Objective —
Set down word for word each line from the start of the listing through the line that contains "y_ticks = list(range(0, 101, 10))", both included.

Data supplied —
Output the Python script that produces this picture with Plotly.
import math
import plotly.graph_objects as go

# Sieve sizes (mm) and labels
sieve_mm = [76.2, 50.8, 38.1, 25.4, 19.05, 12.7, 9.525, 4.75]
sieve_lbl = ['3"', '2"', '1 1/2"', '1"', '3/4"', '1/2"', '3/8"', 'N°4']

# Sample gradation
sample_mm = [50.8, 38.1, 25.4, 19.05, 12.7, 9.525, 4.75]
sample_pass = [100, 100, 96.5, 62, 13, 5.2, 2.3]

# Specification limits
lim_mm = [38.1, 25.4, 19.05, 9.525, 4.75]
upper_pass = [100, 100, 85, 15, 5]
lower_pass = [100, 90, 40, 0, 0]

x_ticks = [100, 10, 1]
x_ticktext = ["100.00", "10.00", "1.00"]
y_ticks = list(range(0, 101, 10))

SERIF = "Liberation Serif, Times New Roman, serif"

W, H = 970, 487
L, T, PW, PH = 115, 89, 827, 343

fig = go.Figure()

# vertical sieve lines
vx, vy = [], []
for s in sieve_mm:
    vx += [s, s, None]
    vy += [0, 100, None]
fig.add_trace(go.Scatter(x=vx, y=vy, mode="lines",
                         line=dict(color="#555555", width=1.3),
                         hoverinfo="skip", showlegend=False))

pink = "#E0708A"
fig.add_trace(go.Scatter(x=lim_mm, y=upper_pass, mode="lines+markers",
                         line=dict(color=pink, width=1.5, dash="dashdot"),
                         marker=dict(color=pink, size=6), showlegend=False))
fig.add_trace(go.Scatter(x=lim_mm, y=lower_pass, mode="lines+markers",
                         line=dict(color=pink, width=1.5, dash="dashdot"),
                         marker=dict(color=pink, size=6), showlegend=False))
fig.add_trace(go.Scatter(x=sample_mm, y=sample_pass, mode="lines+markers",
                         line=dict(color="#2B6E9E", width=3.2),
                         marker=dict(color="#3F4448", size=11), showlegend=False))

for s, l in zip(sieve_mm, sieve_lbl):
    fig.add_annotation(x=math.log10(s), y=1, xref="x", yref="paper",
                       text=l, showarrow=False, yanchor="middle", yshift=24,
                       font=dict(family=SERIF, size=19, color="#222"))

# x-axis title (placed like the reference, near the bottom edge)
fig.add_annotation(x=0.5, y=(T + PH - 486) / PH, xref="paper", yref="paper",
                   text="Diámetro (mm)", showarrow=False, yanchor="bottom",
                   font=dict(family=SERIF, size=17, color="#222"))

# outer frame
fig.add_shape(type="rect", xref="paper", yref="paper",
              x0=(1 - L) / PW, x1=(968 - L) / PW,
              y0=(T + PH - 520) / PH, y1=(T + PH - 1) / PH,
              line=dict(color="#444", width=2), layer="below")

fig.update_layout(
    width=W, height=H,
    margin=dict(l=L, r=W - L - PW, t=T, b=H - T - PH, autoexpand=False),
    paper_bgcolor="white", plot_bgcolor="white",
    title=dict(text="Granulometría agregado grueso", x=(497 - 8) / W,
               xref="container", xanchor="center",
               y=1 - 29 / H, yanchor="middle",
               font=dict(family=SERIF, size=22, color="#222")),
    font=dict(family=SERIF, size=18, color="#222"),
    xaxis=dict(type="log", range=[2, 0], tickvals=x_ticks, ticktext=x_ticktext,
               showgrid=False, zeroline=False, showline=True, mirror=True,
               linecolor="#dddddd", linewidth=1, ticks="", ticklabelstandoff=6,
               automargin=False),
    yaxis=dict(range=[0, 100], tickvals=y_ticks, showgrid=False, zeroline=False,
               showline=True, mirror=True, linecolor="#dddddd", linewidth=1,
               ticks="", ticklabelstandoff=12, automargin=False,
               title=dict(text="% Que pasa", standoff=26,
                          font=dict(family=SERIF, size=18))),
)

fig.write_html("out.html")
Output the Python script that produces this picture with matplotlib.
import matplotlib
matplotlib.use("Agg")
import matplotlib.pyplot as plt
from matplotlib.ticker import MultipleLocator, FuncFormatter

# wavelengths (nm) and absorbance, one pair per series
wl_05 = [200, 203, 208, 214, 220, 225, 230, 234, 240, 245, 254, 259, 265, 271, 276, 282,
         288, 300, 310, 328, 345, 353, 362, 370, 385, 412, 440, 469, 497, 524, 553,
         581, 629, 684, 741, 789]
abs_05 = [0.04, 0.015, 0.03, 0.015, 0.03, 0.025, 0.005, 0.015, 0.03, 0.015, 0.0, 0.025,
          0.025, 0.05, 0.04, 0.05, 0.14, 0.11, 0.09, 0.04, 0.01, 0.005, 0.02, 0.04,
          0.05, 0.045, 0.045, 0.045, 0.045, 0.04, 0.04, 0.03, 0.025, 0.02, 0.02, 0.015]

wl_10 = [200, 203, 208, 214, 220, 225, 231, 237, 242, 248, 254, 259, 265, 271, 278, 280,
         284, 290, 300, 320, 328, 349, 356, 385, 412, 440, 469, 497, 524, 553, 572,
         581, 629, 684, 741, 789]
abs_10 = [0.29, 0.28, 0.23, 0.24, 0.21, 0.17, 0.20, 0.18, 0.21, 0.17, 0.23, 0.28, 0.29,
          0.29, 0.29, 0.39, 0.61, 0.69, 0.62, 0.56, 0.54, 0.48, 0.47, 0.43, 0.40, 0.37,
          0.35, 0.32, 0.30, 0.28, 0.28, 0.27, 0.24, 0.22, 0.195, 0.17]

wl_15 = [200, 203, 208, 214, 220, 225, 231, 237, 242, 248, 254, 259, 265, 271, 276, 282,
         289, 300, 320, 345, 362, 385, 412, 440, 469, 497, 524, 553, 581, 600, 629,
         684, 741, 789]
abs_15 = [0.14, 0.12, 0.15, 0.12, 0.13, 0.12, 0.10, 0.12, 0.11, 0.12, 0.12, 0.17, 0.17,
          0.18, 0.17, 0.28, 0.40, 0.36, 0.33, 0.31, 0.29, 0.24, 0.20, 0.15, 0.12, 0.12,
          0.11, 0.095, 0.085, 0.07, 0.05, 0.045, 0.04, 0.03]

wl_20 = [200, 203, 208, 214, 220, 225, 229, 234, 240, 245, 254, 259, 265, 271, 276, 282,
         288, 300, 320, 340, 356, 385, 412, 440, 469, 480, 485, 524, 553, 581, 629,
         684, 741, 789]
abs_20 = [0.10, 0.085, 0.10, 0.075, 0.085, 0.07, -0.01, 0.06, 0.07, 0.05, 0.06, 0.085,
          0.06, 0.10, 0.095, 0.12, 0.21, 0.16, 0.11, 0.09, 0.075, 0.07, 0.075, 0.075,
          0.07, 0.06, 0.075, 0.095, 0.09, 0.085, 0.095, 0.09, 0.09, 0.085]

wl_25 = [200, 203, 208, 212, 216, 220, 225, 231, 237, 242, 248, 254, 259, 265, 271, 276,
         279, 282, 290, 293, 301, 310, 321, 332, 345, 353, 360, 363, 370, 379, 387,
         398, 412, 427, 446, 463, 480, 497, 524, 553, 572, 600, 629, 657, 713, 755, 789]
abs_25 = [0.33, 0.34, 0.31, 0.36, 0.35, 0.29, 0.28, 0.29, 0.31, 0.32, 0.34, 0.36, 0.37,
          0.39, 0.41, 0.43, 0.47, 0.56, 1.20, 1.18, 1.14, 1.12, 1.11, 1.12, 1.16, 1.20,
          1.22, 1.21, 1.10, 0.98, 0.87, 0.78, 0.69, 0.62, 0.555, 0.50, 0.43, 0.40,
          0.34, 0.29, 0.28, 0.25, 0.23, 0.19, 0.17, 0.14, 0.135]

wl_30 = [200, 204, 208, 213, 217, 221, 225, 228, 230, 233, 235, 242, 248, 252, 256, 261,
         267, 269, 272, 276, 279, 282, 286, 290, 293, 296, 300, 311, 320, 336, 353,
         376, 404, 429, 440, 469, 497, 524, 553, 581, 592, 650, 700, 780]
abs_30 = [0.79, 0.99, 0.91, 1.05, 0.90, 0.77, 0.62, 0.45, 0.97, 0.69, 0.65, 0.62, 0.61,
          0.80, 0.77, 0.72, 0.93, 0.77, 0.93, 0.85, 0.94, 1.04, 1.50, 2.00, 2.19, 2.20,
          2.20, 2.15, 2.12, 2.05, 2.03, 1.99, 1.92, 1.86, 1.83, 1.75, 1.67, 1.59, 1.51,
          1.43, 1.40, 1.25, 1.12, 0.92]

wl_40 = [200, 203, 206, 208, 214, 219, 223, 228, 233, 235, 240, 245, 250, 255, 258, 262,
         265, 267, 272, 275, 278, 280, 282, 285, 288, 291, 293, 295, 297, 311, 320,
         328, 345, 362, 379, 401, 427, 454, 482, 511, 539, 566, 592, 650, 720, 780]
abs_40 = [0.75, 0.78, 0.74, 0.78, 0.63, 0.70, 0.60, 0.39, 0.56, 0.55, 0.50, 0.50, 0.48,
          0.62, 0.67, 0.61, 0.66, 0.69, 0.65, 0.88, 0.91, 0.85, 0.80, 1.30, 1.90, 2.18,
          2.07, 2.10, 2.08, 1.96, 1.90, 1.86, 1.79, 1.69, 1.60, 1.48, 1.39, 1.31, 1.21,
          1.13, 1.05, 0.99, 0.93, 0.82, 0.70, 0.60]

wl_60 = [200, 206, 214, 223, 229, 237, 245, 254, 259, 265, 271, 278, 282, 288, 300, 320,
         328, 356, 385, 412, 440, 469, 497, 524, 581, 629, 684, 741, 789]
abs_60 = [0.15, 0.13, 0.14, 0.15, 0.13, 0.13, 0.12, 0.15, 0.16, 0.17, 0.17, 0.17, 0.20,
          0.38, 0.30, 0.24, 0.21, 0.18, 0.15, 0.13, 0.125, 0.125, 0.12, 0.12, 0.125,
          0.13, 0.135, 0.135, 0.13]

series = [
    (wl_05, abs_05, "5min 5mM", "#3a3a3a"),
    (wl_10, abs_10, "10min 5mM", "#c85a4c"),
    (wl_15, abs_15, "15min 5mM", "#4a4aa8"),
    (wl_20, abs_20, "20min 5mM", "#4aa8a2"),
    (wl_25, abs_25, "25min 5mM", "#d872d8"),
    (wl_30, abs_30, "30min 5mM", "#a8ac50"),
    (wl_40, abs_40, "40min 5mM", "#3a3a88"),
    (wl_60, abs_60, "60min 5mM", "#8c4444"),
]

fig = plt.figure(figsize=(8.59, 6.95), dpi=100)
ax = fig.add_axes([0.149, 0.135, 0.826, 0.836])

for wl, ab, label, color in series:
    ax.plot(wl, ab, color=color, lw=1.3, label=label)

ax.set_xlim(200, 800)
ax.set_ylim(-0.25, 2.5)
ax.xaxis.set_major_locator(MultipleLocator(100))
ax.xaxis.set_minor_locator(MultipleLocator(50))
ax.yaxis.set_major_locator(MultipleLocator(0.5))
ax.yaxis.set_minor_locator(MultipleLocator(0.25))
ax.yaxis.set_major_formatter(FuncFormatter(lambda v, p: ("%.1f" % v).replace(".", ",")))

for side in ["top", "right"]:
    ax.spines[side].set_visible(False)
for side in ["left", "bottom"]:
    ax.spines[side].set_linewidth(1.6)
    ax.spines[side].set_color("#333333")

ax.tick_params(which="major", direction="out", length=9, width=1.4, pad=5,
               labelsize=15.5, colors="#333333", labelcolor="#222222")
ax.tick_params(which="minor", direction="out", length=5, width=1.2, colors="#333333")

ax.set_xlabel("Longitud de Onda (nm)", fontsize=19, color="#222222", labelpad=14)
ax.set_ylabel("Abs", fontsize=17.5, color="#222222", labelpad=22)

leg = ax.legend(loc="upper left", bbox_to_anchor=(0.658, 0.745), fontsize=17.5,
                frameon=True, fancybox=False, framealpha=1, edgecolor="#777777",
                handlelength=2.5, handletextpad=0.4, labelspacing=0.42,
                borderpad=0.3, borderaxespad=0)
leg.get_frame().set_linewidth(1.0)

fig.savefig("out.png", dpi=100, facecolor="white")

Answer to the task —
Output the Python script that produces this picture with Plotly.
import math
import plotly.graph_objects as go

# Sieve sizes (mm) and labels
sieve_mm = [76.2, 50.8, 38.1, 25.4, 19.05, 12.7, 9.525, 4.75]
sieve_lbl = ['3"', '2"', '1 1/2"', '1"', '3/4"', '1/2"', '3/8"', 'N°4']

# Sample gradation
sample_mm = [50.8, 38.1, 25.4, 19.05, 12.7, 9.525, 4.75]
sample_pass = [100, 100, 96.5, 62, 13, 5.2, 2.3]

# Specification limits
lim_mm = [38.1, 25.4, 19.05, 9.525, 4.75]
upper_pass = [100, 100, 85, 15, 5]
lower_pass = [100, 90, 40, 0, 0]

x_ticks = [100, 10, 1]
x_ticktext = ["100.00", "10.00", "1.00"]
y_ticks = list(range(0, 101, 10))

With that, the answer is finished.